Source code of charts:
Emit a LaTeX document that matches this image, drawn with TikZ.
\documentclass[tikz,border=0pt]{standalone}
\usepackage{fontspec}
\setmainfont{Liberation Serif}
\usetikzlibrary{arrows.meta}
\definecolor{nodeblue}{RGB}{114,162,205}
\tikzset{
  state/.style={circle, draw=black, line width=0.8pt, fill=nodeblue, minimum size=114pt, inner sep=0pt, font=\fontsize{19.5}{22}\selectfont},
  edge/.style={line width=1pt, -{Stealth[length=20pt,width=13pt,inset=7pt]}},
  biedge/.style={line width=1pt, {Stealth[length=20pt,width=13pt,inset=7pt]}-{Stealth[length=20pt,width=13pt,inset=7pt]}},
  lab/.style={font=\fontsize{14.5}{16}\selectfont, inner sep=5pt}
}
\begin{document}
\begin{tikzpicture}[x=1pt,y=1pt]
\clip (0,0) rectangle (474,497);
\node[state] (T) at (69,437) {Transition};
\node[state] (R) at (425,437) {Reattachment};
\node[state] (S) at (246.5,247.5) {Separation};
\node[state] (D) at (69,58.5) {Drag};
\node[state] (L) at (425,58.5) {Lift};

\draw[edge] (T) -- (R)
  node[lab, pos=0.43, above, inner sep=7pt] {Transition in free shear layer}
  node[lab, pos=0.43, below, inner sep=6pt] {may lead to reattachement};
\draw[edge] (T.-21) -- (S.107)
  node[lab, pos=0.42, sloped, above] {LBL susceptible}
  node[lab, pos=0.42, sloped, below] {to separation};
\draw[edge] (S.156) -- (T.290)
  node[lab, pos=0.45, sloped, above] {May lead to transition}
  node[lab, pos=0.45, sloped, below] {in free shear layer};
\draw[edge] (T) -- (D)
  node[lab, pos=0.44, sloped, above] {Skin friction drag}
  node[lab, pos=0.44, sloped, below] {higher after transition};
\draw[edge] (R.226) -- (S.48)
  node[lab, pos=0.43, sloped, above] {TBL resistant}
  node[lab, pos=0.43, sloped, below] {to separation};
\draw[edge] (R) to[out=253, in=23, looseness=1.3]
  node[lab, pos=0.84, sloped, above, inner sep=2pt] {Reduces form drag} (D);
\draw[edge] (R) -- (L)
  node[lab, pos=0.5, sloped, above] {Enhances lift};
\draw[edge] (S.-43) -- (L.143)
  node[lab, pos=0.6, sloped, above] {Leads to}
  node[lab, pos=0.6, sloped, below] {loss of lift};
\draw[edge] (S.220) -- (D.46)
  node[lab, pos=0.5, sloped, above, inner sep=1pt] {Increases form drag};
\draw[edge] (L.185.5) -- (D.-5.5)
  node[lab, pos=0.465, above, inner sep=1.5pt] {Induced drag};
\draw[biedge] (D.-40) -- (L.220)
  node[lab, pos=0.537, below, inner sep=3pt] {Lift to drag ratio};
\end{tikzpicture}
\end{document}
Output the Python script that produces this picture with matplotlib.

DESCRIPTION OF THE TASK —
Copy exactly the lines from the top of the entries through the line with "(L) at (425,58.5)" in it, please, keeping both ends and adding nothing.

SOLUTION FOR THIS EXERCISE —
Emit a LaTeX document that matches this image, drawn with TikZ.
\documentclass[tikz,border=0pt]{standalone}
\usepackage{fontspec}
\setmainfont{Liberation Serif}
\usetikzlibrary{arrows.meta}
\definecolor{nodeblue}{RGB}{114,162,205}
\tikzset{
  state/.style={circle, draw=black, line width=0.8pt, fill=nodeblue, minimum size=114pt, inner sep=0pt, font=\fontsize{19.5}{22}\selectfont},
  edge/.style={line width=1pt, -{Stealth[length=20pt,width=13pt,inset=7pt]}},
  biedge/.style={line width=1pt, {Stealth[length=20pt,width=13pt,inset=7pt]}-{Stealth[length=20pt,width=13pt,inset=7pt]}},
  lab/.style={font=\fontsize{14.5}{16}\selectfont, inner sep=5pt}
}
\begin{document}
\begin{tikzpicture}[x=1pt,y=1pt]
\clip (0,0) rectangle (474,497);
\node[state] (T) at (69,437) {Transition};
\node[state] (R) at (425,437) {Reattachment};
\node[state] (S) at (246.5,247.5) {Separation};
\node[state] (D) at (69,58.5) {Drag};
\node[state] (L) at (425,58.5) {Lift};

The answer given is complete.